Presentation of GAAP Measures with Equal or Greater Prominence
Perhaps the most practically significant revision to the C&DIs is revised Question 102.10. Item 10(e)(1)(i)(A) of Regulation S-K requires that whenever a non-GAAP financial measure is provided in an SEC filing or an earnings release furnished under Item 2.02 of Form 8-K, the most directly comparable GAAP measure must be presented “with equal or greater prominence.” The Division’s answer in Question 102.10 highlights eight examples where the Division staff would consider the non-GAAP measures as more prominent than the corresponding GAAP measure and, therefore, unacceptable practices, including:
- Omitting comparable GAAP financial measures from earnings release headlines that include non-GAAP financial measures;
- Using stylistic enhancements, such as bolded text or larger font, to emphasize non-GAAP measures over the comparable GAAP measure;
- Having a non-GAAP measure precede its most directly comparable GAAP measure (including headlines or captions);
- Utilizing qualitative descriptions for performance based on non-GAAP measures without providing an equally prominent descriptive characterization of the comparable GAAP measure;
- Providing tables with non-GAAP financial measures only, unless preceded by equally prominent tabular disclosure of the comparable GAAP measures (or including the comparable GAAP measure in the same table as the non-GAAP measures);
- Presenting forward-looking information on a non-GAAP basis only without explaining why the same presentation was not possible utilizing the GAAP-based metric; and
- Providing a discussion and/or analysis of a non-GAAP measure without including a similar discussion and analysis of the most directly comparable GAAP measure.

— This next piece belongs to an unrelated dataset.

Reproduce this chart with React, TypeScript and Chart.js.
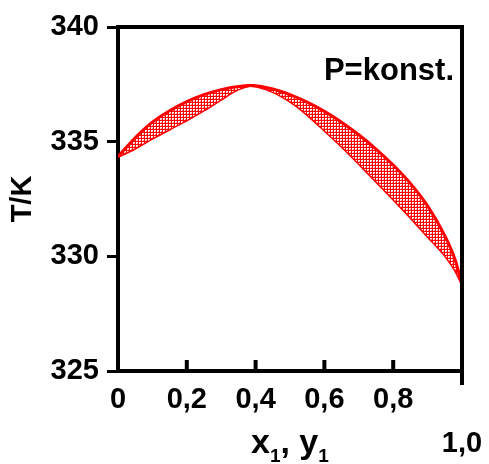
import React, { useEffect, useRef } from "react";
import { Chart, registerables } from "chart.js";

Chart.register(...registerables);

// Upper curve (dew curve, vapour composition y1)
const vaporX = [0, 0.03, 0.06, 0.1, 0.15, 0.2, 0.25, 0.3, 0.35, 0.385, 0.45, 0.5, 0.55, 0.6, 0.65, 0.7, 0.75, 0.8, 0.85, 0.9, 0.95, 0.98, 1.0];
const vaporT = [334.35, 334.85, 335.32, 335.85, 336.35, 336.75, 337.05, 337.27, 337.41, 337.45, 337.3, 337.05, 336.72, 336.32, 335.85, 335.3, 334.68, 333.98, 333.18, 332.2, 330.9, 329.85, 328.8];

// Lower curve (boiling curve, liquid composition x1)
const liquidX = [0, 0.05, 0.1, 0.15, 0.2, 0.25, 0.3, 0.34, 0.37, 0.385, 0.43, 0.48, 0.52, 0.56, 0.6, 0.65, 0.7, 0.75, 0.8, 0.85, 0.9, 0.95, 0.98, 1.0];
const liquidT = [334.35, 334.72, 335.15, 335.55, 335.95, 336.38, 336.85, 337.22, 337.4, 337.45, 337.3, 336.95, 336.55, 336.05, 335.5, 334.8, 334.05, 333.28, 332.5, 331.7, 330.88, 330.05, 329.4, 328.8];

const xTickValues = [0, 0.2, 0.4, 0.6, 0.8, 1.0];
const xTickLabels = ["0", "0,2", "0,4", "0,6", "0,8", ""];
const yTickValues = [325, 330, 335, 340];
const yTickLabels = ["325", "330", "335", "340"];
const lastXLabel = "1,0";
const yTitle = "T/K";
const noteText = "P=konst.";

const FONT = "'Liberation Sans', Arial, sans-serif";

function makePattern(): CanvasPattern | string {
  const c = document.createElement("canvas");
  c.width = 3;
  c.height = 3;
  const g = c.getContext("2d");
  if (!g) return "#ff0000";
  g.fillStyle = "#ff0000";
  g.fillRect(0, 0, 3, 3);
  g.fillStyle = "#ffffff";
  g.fillRect(1, 1, 2, 1);
  g.fillRect(1, 2, 1, 1);
  g.fillStyle = "#ff9090";
  g.fillRect(2, 2, 1, 1);
  const p = g.createPattern(c, "repeat");
  return p || "#ff0000";
}

const decorPlugin = {
  id: "decor",
  afterDraw(chart: any) {
    const ctx = chart.ctx as CanvasRenderingContext2D;
    const { left, right, top, bottom } = chart.chartArea;
    const xs = chart.scales.x;
    ctx.save();
    ctx.strokeStyle = "#000";
    ctx.lineWidth = 4;
    ctx.lineCap = "butt";
    // top and right frame
    ctx.beginPath();
    ctx.moveTo(left - 2, top);
    ctx.lineTo(right + 2, top);
    ctx.moveTo(right, top);
    ctx.lineTo(right, bottom + 14);
    ctx.stroke();
    // inward x ticks
    ctx.beginPath();
    for (let i = 1; i < xTickValues.length - 1; i++) {
      const px = xs.getPixelForValue(xTickValues[i]);
      ctx.moveTo(px, bottom);
      ctx.lineTo(px, bottom - 11);
    }
    ctx.stroke();

    ctx.fillStyle = "#000";
    // note
    ctx.font = `bold 31px ${FONT}`;
    ctx.textAlign = "right";
    ctx.textBaseline = "alphabetic";
    ctx.fillText(noteText, 454, 80);

    // last x label
    ctx.font = `bold 29px ${FONT}`;
    ctx.textAlign = "center";
    ctx.fillText(lastXLabel, xs.getPixelForValue(1), 452);

    // x title with subscripts
    ctx.textAlign = "left";
    let cx = 251;
    const base = 453;
    const big = `bold 34px ${FONT}`;
    const small = `bold 19px ${FONT}`;
    const parts: [string, string, number][] = [
      ["x", big, 0],
      ["1", small, 9],
      [",", big, 0],
      [" ", big, 0],
      ["y", big, 0],
      ["1", small, 9],
    ];
    for (const [t, f, dy] of parts) {
      ctx.font = f;
      ctx.fillText(t, cx, base + dy);
      cx += ctx.measureText(t).width;
    }
    ctx.restore();
  },
};

export default function App() {
  const ref = useRef<HTMLCanvasElement>(null);
  useEffect(() => {
    if (!ref.current) return;
    const pattern = makePattern();
    const chart = new Chart(ref.current, {
      type: "line",
      data: {
        datasets: [
          {
            label: "y1",
            data: vaporX.map((x, i) => ({ x, y: vaporT[i] })),
            borderColor: "#ff0000",
            borderWidth: 3,
            backgroundColor: pattern as any,
            fill: { target: 1 },
            pointRadius: 0,
            cubicInterpolationMode: "monotone",
          },
          {
            label: "x1",
            data: liquidX.map((x, i) => ({ x, y: liquidT[i] })),
            borderColor: "#ff0000",
            borderWidth: 3,
            fill: false,
            pointRadius: 0,
            cubicInterpolationMode: "monotone",
          },
        ],
      },
      options: {
        animation: false,
        responsive: false,
        layout: { padding: { left: 0, top: 27, right: 27, bottom: 0 } },
        plugins: {
          legend: { display: false },
          tooltip: { enabled: false },
        },
        scales: {
          x: {
            type: "linear",
            min: 0,
            max: 1,
            afterBuildTicks: (s: any) => {
              s.ticks = xTickValues.map((v) => ({ value: v }));
            },
            afterFit: (s: any) => {
              s.height = 93;
            },
            ticks: {
              callback: (_v: any, i: number) => xTickLabels[i],
              font: { family: FONT, size: 29, weight: "bold" },
              color: "#000",
              padding: 12,
              maxRotation: 0,
              autoSkip: false,
            },
            grid: { drawOnChartArea: false, drawTicks: false },
            border: { color: "#000", width: 4 },
          },
          y: {
            type: "linear",
            min: 325,
            max: 340,
            afterBuildTicks: (s: any) => {
              s.ticks = yTickValues.map((v) => ({ value: v }));
            },
            afterFit: (s: any) => {
              s.width = 118;
            },
            ticks: {
              callback: (_v: any, i: number) => yTickLabels[i],
              font: { family: FONT, size: 29, weight: "bold" },
              color: "#000",
              padding: 8,
              autoSkip: false,
            },
            grid: {
              drawOnChartArea: false,
              tickLength: 11,
              tickWidth: 3,
              tickColor: "#000",
            },
            border: { color: "#000", width: 4 },
            title: {
              display: true,
              text: yTitle,
              color: "#000",
              font: { family: FONT, size: 29, weight: "bold" },
              padding: { top: 6, bottom: 0 },
            },
          },
        },
      },
      plugins: [decorPlugin],
    });
    return () => chart.destroy();
  }, []);
  return (
    <div style={{ position: "absolute", left: 0, top: 0, width: 489, height: 464, background: "#fff" }}>
      <canvas ref={ref} width={489} height={464} style={{ display: "block" }} />
    </div>
  );
}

A number of the practices noted as problematic above are common in the context of earnings releases and companies should take care to evaluate whether their current formatting and presentation runs counter to the Division’s new guidance.

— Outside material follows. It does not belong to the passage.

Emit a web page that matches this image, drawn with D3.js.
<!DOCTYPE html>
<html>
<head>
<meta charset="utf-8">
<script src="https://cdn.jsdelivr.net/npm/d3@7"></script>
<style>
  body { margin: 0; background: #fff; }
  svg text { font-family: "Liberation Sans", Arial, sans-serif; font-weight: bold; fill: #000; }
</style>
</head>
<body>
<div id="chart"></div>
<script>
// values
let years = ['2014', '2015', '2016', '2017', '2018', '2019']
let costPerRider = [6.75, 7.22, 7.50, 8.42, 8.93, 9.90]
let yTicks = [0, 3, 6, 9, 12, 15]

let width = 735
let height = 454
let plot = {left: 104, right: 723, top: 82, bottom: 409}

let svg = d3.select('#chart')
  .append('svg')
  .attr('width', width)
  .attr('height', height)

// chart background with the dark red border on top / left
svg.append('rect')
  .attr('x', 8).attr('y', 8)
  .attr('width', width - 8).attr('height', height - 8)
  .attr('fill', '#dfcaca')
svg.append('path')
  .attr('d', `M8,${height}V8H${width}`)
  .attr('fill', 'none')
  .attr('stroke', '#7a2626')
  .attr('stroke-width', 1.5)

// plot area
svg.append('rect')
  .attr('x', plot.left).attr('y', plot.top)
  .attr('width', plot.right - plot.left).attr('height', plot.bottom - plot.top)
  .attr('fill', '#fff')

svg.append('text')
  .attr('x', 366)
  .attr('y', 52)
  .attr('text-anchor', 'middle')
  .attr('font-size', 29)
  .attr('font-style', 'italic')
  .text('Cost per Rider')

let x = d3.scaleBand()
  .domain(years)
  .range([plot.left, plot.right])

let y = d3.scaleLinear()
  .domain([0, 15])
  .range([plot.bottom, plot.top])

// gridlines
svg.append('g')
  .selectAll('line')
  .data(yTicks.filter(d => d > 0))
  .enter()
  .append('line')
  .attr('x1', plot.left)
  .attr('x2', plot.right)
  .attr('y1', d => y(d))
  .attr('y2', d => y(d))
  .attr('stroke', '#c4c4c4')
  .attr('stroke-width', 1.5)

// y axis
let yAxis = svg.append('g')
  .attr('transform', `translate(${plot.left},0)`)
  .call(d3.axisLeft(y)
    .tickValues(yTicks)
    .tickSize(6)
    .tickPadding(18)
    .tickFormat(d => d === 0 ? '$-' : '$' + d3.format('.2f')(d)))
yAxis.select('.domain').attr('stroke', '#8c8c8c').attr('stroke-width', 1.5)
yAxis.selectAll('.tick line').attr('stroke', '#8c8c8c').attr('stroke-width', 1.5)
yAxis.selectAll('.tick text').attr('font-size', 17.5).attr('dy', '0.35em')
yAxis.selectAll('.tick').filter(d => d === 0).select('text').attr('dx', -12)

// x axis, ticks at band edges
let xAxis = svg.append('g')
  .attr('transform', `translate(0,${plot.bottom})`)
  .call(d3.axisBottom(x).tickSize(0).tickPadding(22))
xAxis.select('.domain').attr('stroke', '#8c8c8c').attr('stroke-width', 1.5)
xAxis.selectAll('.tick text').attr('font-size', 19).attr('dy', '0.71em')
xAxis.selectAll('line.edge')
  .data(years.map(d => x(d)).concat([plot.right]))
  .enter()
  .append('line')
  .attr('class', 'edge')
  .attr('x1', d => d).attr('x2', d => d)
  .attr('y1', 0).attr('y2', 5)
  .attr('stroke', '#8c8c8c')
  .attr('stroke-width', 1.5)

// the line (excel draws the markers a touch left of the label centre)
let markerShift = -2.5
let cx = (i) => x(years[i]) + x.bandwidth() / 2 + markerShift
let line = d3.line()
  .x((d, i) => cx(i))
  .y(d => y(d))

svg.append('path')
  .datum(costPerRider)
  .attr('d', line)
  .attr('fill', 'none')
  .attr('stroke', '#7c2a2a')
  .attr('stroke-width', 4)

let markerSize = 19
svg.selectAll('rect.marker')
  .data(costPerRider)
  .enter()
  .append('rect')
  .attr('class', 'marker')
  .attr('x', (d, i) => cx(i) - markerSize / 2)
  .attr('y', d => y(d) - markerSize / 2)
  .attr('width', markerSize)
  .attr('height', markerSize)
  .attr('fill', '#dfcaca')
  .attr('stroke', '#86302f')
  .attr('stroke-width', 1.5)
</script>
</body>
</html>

Potentially Misleading Non-GAAP Measures
Rule 100(b) of Regulation G requires that the presentation of non-GAAP measures not be misleading.4 In questions 100.01 through 100.04 of the revised C&DIs, the Division provides guidance and examples of when certain uses of non-GAAP measures may be misleading under the confines of Regulation G:
- Adjustments excluding normal, recurring, cash operating expenses necessary to operate a company’s business, even though such an adjustment may not be explicitly prohibited, could be deemed misleading;
- Inconsistent adjustments between periods unless the change is disclosed and explained and, if the adjustment results in significant change from prior periods, recasting of prior measures to conform to the current presentation;
- Utilizing adjustments that exclude non-recurring charges without an accompanying adjustment that excludes non-recurring gains; and
- Presenting non-GAAP performance measures that substitute individually tailored revenue recognition and measurement methods for those of GAAP, such as the recognition of revenue for a subscription service when a customer is billed instead of ratable recognition over time in accordance with GAAP.

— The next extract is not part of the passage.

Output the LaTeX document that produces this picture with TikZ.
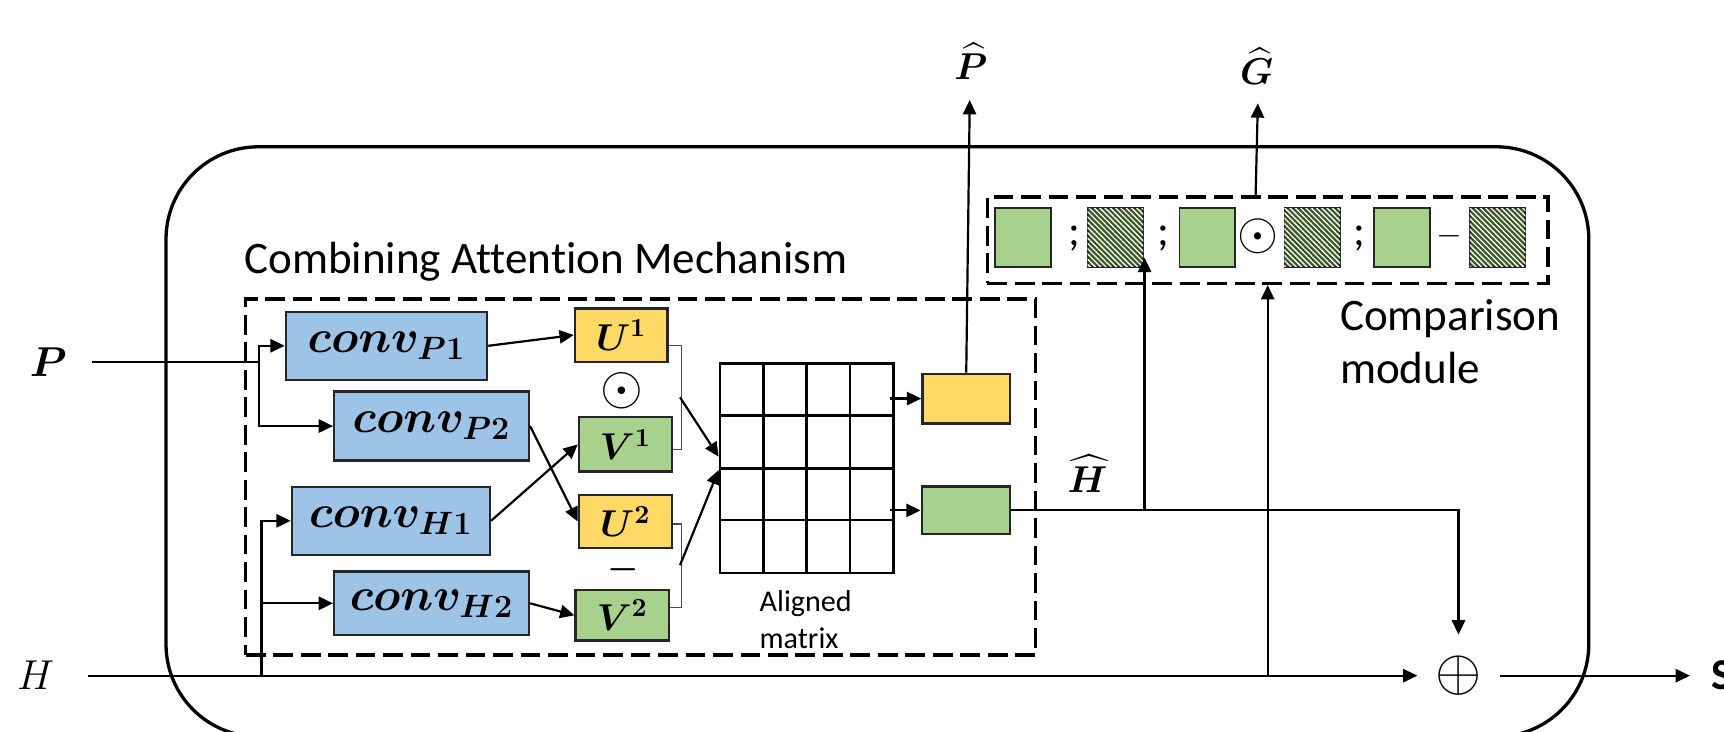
\RequirePackage{fix-cm}
\documentclass[tikz,border=0pt]{standalone}
\usepackage{amsmath}
\usepackage{bm}
\usepackage[no-math]{fontspec}
\setmainfont{Carlito}[Ligatures=NoCommon]
\usetikzlibrary{arrows.meta,calc,patterns.meta}
\definecolor{cblue}{HTML}{9DC3E6}
\definecolor{cyellow}{HTML}{FFD966}
\definecolor{cgreen}{HTML}{A9D18E}
\definecolor{cdark}{HTML}{385723}
\tikzset{
  box/.style={draw=black!85, line width=1.1pt, inner sep=0pt},
  convbox/.style={box, fill=cblue, font=\fontsize{21}{25}\selectfont},
  ybox/.style={box, fill=cyellow, font=\fontsize{17}{20}\selectfont},
  gbox/.style={box, fill=cgreen, font=\fontsize{17}{20}\selectfont},
  arr/.style={line width=1pt, -{Triangle[length=6.5pt,width=6pt]}},
  plain/.style={line width=1pt},
  brk/.style={line width=0.5pt, draw=black!70},
  dbox/.style={draw, line width=1.6pt, dash pattern=on 9pt off 3.5pt},
  gridl/.style={line width=1.2pt},
  sq/.style={draw=black!85, line width=0.9pt, minimum width=25.25pt, minimum height=26.5pt, inner sep=0pt},
  gsq/.style={sq, fill=cgreen},
  hsq/.style={sq, fill=cdark, postaction={pattern={Lines[angle=-45,distance=1.7pt,line width=0.6pt]}, pattern color=white}},
  lbl/.style={font=\fontsize{20.5}{24.25}\selectfont, inner sep=0pt},
  semi/.style={font=\fontsize{20}{24}\selectfont, inner sep=0pt},
  mlbl/.style={font=\fontsize{19}{22}\selectfont},
  hlbl/.style={font=\fontsize{17}{20}\selectfont, inner sep=0pt},
}
\begin{document}
\begin{tikzpicture}[x=0.5pt,y=-0.5pt]
\useasboundingbox (0,0) rectangle (1568,665);
% outer rounded frame
\draw[line width=1.5pt, rounded corners=42pt] (151,133.5) rectangle (1445,670);

% titles
\node[lbl, anchor=west] (camt) at (222,238) {Combining Attention Mechanism};
\node[lbl, align=left] (cmpt) at (1319,311) {Comparison\\module};

% dashed containers
\node[dbox, minimum width=359.25pt, minimum height=161.85pt, inner sep=0pt] (cam) at (582.75,433.85) {};
\node[dbox, minimum width=255pt, minimum height=39.35pt, inner sep=0pt] (cmp) at (1153,218.35) {};

% inputs
\node[mlbl] (P) at (44,329) {$\bm{P}$};
\node[mlbl] (H) at (32.5,614.5) {$H$};
\coordinate (Ps) at (84,329);
\coordinate (Pj) at (235.5,329);
\coordinate (Hs) at (79.6,614.5);
\coordinate (Hj) at (237.8,614.5);
\coordinate (Hk) at (1153,614.5);

% conv boxes
\node[convbox, minimum width=91.5pt, minimum height=31pt] (c1) at (351.5,314.5) {$\bm{conv_{P1}}$};
\node[convbox, minimum width=88.5pt, minimum height=31.5pt] (c2) at (392.5,387.5) {$\bm{conv_{P2}}$};
\node[convbox, minimum width=90pt, minimum height=31pt] (h1) at (355.5,473.7) {$\bm{conv_{H1}}$};
\node[convbox, minimum width=88.5pt, minimum height=28.75pt] (h2) at (392.5,548.7) {$\bm{conv_{H2}}$};

% U / V boxes
\node[ybox, minimum width=42pt, minimum height=24.3pt] (u1) at (565,304.7) {$\bm{U^{1}}$};
\node[gbox, minimum width=42.2pt, minimum height=24.75pt] (v1) at (568.8,404.2) {$\bm{V^{1}}$};
\node[ybox, minimum width=42.2pt, minimum height=24.35pt] (u2) at (568.8,474.3) {$\bm{U^{2}}$};
\node[gbox, minimum width=42.45pt, minimum height=23.05pt] (v2) at (566,559.6) {$\bm{V^{2}}$};
\node[font=\fontsize{25}{28}\selectfont, inner sep=0pt] (od1) at (566,355) {$\odot$};
\node[font=\fontsize{16}{20}\selectfont, inner sep=0pt] (mi1) at (566.5,517.8) {$\bm{-}$};

% aligned matrix
\node[draw, gridl, minimum width=78.85pt, minimum height=95.25pt, inner sep=0pt] (mat) at (733.65,425.75) {};
\foreach \x in {694.2,733.6,773} \draw[gridl] (\x,330.5) -- (\x,521);
\foreach \y in {378,426,473} \draw[gridl] (654.8,\y) -- (812.5,\y);
\node[align=left, inner sep=0pt, font=\fontsize{13.7}{16.8}\selectfont] (amt) at (732.8,563.8) {Aligned\\matrix};

% outputs of attention
\node[box, fill=cyellow, minimum width=39.8pt, minimum height=22.5pt] (ya) at (878.8,362.5) {};
\node[box, fill=cgreen, minimum width=40.15pt, minimum height=21.55pt] (ga) at (878.5,464.2) {};

% comparison squares
\node[gsq] (s1) at (930.5,216) {};
\node[semi] (sc1) at (977,217) {;};
\node[hsq] (s2) at (1014.5,216) {};
\node[semi] (sc2) at (1058.5,217) {;};
\node[gsq] (s3) at (1098,216) {};
\node[font=\fontsize{24}{28}\selectfont, inner sep=0pt] (od2) at (1144,215) {$\odot$};
\node[hsq] (s4) at (1193.5,216) {};
\node[semi] (sc3) at (1236,217) {;};
\node[gsq] (s5) at (1275,216) {};
\node[font=\fontsize{15}{18}\selectfont, inner sep=0pt] (mi2) at (1318.5,215) {$-$};
\node[hsq] (s6) at (1362,216) {};

% labels
\node[hlbl] (Phat) at (883,56) {$\widehat{\bm{P}}$};
\node[hlbl] (Ghat) at (1143,60) {$\widehat{\bm{G}}$};
\node[hlbl] (Hhat) at (989,431) {$\widehat{\bm{H}}$};
\coordinate (Ptip) at (882,91);
\coordinate (Gtip) at (1144,94);
\coordinate (Hb) at (1041,464.2);

% oplus and S
\node[circle, minimum size=37pt, inner sep=0pt, font=\fontsize{27}{30}\selectfont] (oplus) at (1326.5,614.5) {$\oplus$};
\node[anchor=west, inner sep=9.5pt, font=\fontsize{20}{24}\selectfont\bfseries] (S) at (1537,614.5) {S};

% connectors
\draw[plain] (Ps) -- (Pj);
\draw[arr] (Pj) |- (c1.west);
\draw[arr] (Pj) |- (c2.west);
\draw[arr] (Hs) -- (oplus.west);
\draw[arr] (Hj) |- (h1.west);
\draw[arr] (Hj |- h2.west) -- (h2.west);
\draw[arr] (Hk) -- (Hk |- cmp.south);
\draw[arr] (c1.east) -- (u1.west);
\draw[arr] (c2.east) -- (u2.west);
\draw[arr] (h1.east) -- (v1.west);
\draw[arr] (h2.east) -- (v2.west);
\draw[brk] ($(u1.east)+(0,9.7)$) -| ($(v1.east)+(7.5,4.5)$) -- ($(v1.east)+(0,4.5)$);
\draw[brk] ($(u2.east)+(0,2.3)$) -| ($(v2.east)+(10,-7.2)$) -- ($(v2.east)+(0,-7.2)$);
\coordinate (b1m) at (618.5,361.4);
\coordinate (b2m) at (618.5,514);
\draw[arr] (b1m) -- ($(mat.west)+(0,-10.4)$);
\draw[arr] (b2m) -- ($(mat.west)+(0,1.7)$);
\draw[arr] ($(mat.east |- ya.west)+(-4.5,0)$) -- (ya.west);
\draw[arr] ($(mat.east |- ga.west)+(-4.5,0)$) -- (ga.west);
\draw[arr] (ya.north) -- (Ptip);
\draw[arr] (ga.east) -| (oplus.north);
\draw[arr] (Hb) -- ($(Hb |- s2.south)+(0,-9)$);
\draw[arr] ($(cmp.north)+(-11,0)$) -- (Gtip);
\draw[arr] (oplus.east) -- (S.west);
\end{tikzpicture}
\end{document}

Per Share Non-GAAP Measures
The Division also updated several C&DIs related to the presentation of non-GAAP measures on a per share basis. Item 10(e) of Regulation S-K does not prohibit the use of per share non-GAAP financial measures and the Division recognizes that certain non-GAAP per share performance measures may be meaningful from an operational standpoint. However, the revised C&DIs emphasize that non-GAAP measures cannot be presented on a per share basis when used as a liquidity measure (even if management classifies the particular non-GAAP measure as performance-based). For example, the Division clarifies in its answer to Question 102.07 that free cash flow is a liquidity measure that must not be presented on a per share basis. Further, the Division’s answer to Question 103.02 adds explicit clarification that EBIT and EBITDA must not be presented on a per share basis.
Income Tax Effects Related to Adjustments for Non-GAAP Measures
In the revised C&DI 102.11, the Division reversed its prior standing guidance that adjustments could be presented net of tax if the effect of each reconciling item was disclosed in either a footnote or parenthetical statement providing an explanation for the calculation of such measure. The new C&DI instructs registrants that adjustments to arrive at a non-GAAP measure should not be presented net of tax. Rather, income taxes should be shown as a separate adjustment with an accompanying clarifying explanation.
The revised C&DIs represent the SEC’s renewed focus on the practical uses of non-GAAP financial measures by registrants, a focus which is unlikely to stop with the updated guidance released this month.5 Accordingly, companies frequently using non-GAAP financial measures would benefit from taking a fresh look at their earnings releases, other investor presentations, and SEC filings and consider proactively implementing self- corrective measures where appropriate so that future disclosures are not inconsistent with the Division’s revised interpretations of the requirements of Regulation G and Item 10(e) of Regulation S-K.